-- begin Data excerpt --
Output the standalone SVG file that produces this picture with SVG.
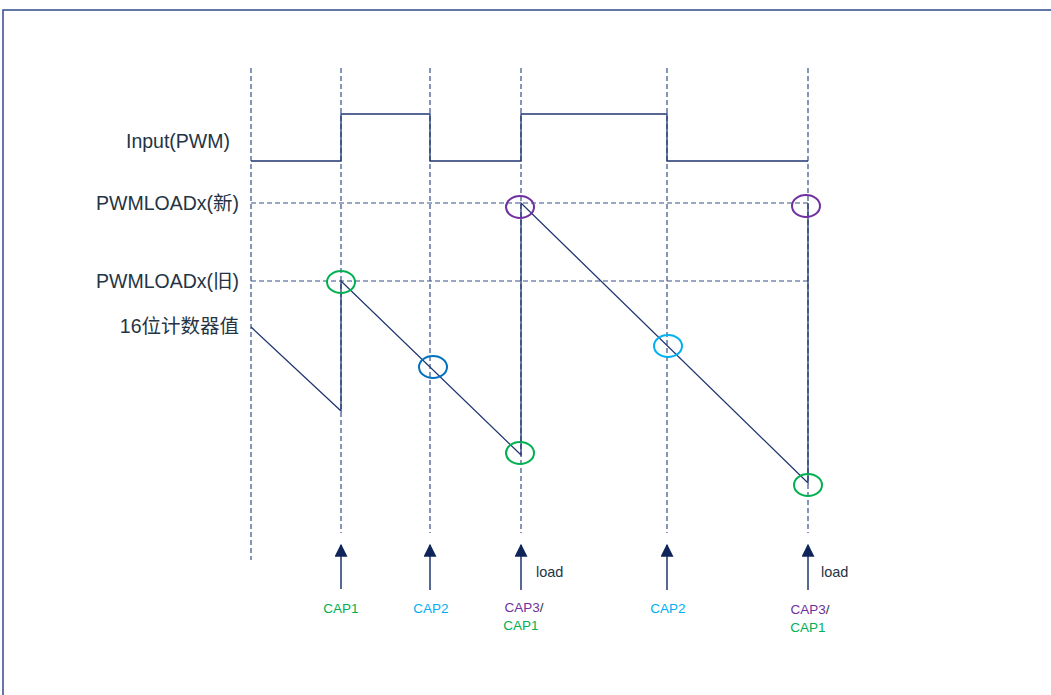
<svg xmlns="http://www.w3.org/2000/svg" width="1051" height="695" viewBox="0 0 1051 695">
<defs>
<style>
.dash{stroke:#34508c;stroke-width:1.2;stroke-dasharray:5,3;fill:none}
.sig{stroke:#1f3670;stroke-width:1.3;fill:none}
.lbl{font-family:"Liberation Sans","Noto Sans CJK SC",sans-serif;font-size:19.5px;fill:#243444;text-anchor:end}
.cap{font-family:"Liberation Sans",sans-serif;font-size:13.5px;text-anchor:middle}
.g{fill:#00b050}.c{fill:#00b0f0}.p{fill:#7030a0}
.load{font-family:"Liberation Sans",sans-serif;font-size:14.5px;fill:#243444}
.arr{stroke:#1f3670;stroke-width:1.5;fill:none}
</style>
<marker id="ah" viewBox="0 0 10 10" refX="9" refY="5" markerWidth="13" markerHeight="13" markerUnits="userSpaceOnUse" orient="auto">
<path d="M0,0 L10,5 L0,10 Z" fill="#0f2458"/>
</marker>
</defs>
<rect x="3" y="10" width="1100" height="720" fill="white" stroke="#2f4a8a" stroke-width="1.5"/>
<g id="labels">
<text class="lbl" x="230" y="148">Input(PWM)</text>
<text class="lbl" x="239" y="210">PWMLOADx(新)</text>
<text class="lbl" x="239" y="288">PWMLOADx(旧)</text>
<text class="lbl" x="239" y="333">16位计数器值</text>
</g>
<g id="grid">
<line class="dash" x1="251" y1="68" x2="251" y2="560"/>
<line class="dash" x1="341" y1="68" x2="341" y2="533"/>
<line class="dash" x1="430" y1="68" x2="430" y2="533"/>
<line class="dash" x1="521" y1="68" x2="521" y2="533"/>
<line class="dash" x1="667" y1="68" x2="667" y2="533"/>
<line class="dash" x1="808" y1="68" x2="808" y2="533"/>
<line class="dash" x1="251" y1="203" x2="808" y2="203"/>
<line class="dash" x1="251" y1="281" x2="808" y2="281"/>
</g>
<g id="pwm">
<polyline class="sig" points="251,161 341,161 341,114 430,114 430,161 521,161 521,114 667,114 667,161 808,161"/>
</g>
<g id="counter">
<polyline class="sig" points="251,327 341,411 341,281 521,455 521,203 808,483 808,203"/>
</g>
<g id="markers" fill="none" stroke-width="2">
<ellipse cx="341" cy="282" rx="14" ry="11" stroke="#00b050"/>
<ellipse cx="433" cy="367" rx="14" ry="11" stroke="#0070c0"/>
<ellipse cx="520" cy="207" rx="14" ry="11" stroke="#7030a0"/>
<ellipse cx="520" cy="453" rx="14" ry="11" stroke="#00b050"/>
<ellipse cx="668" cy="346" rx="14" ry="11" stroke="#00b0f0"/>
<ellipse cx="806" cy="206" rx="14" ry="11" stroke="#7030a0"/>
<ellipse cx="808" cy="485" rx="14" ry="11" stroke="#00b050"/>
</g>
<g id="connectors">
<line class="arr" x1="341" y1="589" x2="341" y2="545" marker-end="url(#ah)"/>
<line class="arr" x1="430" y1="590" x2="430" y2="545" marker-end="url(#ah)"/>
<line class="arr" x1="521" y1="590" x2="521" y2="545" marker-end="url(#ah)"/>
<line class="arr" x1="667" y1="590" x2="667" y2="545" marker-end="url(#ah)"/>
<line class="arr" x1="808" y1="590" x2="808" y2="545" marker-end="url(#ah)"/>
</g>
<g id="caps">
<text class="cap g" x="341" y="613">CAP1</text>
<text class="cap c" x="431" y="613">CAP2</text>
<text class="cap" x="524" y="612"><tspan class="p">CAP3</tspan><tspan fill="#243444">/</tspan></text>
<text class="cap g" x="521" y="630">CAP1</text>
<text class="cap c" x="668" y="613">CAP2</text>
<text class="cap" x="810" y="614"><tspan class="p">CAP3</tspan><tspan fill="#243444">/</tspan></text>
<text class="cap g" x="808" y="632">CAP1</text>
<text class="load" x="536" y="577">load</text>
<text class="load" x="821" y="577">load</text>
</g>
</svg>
-- end Data excerpt --
Your task:
The listing above needs to be output again exactly. Don't include the pictures.

Reply to the task:
Output the standalone SVG file that produces this picture with SVG.
<svg xmlns="http://www.w3.org/2000/svg" width="1051" height="695" viewBox="0 0 1051 695">
<defs>
<style>
.dash{stroke:#34508c;stroke-width:1.2;stroke-dasharray:5,3;fill:none}
.sig{stroke:#1f3670;stroke-width:1.3;fill:none}
.lbl{font-family:"Liberation Sans","Noto Sans CJK SC",sans-serif;font-size:19.5px;fill:#243444;text-anchor:end}
.cap{font-family:"Liberation Sans",sans-serif;font-size:13.5px;text-anchor:middle}
.g{fill:#00b050}.c{fill:#00b0f0}.p{fill:#7030a0}
.load{font-family:"Liberation Sans",sans-serif;font-size:14.5px;fill:#243444}
.arr{stroke:#1f3670;stroke-width:1.5;fill:none}
</style>
<marker id="ah" viewBox="0 0 10 10" refX="9" refY="5" markerWidth="13" markerHeight="13" markerUnits="userSpaceOnUse" orient="auto">
<path d="M0,0 L10,5 L0,10 Z" fill="#0f2458"/>
</marker>
</defs>
<rect x="3" y="10" width="1100" height="720" fill="white" stroke="#2f4a8a" stroke-width="1.5"/>
<g id="labels">
<text class="lbl" x="230" y="148">Input(PWM)</text>
<text class="lbl" x="239" y="210">PWMLOADx(新)</text>
<text class="lbl" x="239" y="288">PWMLOADx(旧)</text>
<text class="lbl" x="239" y="333">16位计数器值</text>
</g>
<g id="grid">
<line class="dash" x1="251" y1="68" x2="251" y2="560"/>
<line class="dash" x1="341" y1="68" x2="341" y2="533"/>
<line class="dash" x1="430" y1="68" x2="430" y2="533"/>
<line class="dash" x1="521" y1="68" x2="521" y2="533"/>
<line class="dash" x1="667" y1="68" x2="667" y2="533"/>
<line class="dash" x1="808" y1="68" x2="808" y2="533"/>
<line class="dash" x1="251" y1="203" x2="808" y2="203"/>
<line class="dash" x1="251" y1="281" x2="808" y2="281"/>
</g>
<g id="pwm">
<polyline class="sig" points="251,161 341,161 341,114 430,114 430,161 521,161 521,114 667,114 667,161 808,161"/>
</g>
<g id="counter">
<polyline class="sig" points="251,327 341,411 341,281 521,455 521,203 808,483 808,203"/>
</g>
<g id="markers" fill="none" stroke-width="2">
<ellipse cx="341" cy="282" rx="14" ry="11" stroke="#00b050"/>
<ellipse cx="433" cy="367" rx="14" ry="11" stroke="#0070c0"/>
<ellipse cx="520" cy="207" rx="14" ry="11" stroke="#7030a0"/>
<ellipse cx="520" cy="453" rx="14" ry="11" stroke="#00b050"/>
<ellipse cx="668" cy="346" rx="14" ry="11" stroke="#00b0f0"/>
<ellipse cx="806" cy="206" rx="14" ry="11" stroke="#7030a0"/>
<ellipse cx="808" cy="485" rx="14" ry="11" stroke="#00b050"/>
</g>
<g id="connectors">
<line class="arr" x1="341" y1="589" x2="341" y2="545" marker-end="url(#ah)"/>
<line class="arr" x1="430" y1="590" x2="430" y2="545" marker-end="url(#ah)"/>
<line class="arr" x1="521" y1="590" x2="521" y2="545" marker-end="url(#ah)"/>
<line class="arr" x1="667" y1="590" x2="667" y2="545" marker-end="url(#ah)"/>
<line class="arr" x1="808" y1="590" x2="808" y2="545" marker-end="url(#ah)"/>
</g>
<g id="caps">
<text class="cap g" x="341" y="613">CAP1</text>
<text class="cap c" x="431" y="613">CAP2</text>
<text class="cap" x="524" y="612"><tspan class="p">CAP3</tspan><tspan fill="#243444">/</tspan></text>
<text class="cap g" x="521" y="630">CAP1</text>
<text class="cap c" x="668" y="613">CAP2</text>
<text class="cap" x="810" y="614"><tspan class="p">CAP3</tspan><tspan fill="#243444">/</tspan></text>
<text class="cap g" x="808" y="632">CAP1</text>
<text class="load" x="536" y="577">load</text>
<text class="load" x="821" y="577">load</text>
</g>
</svg>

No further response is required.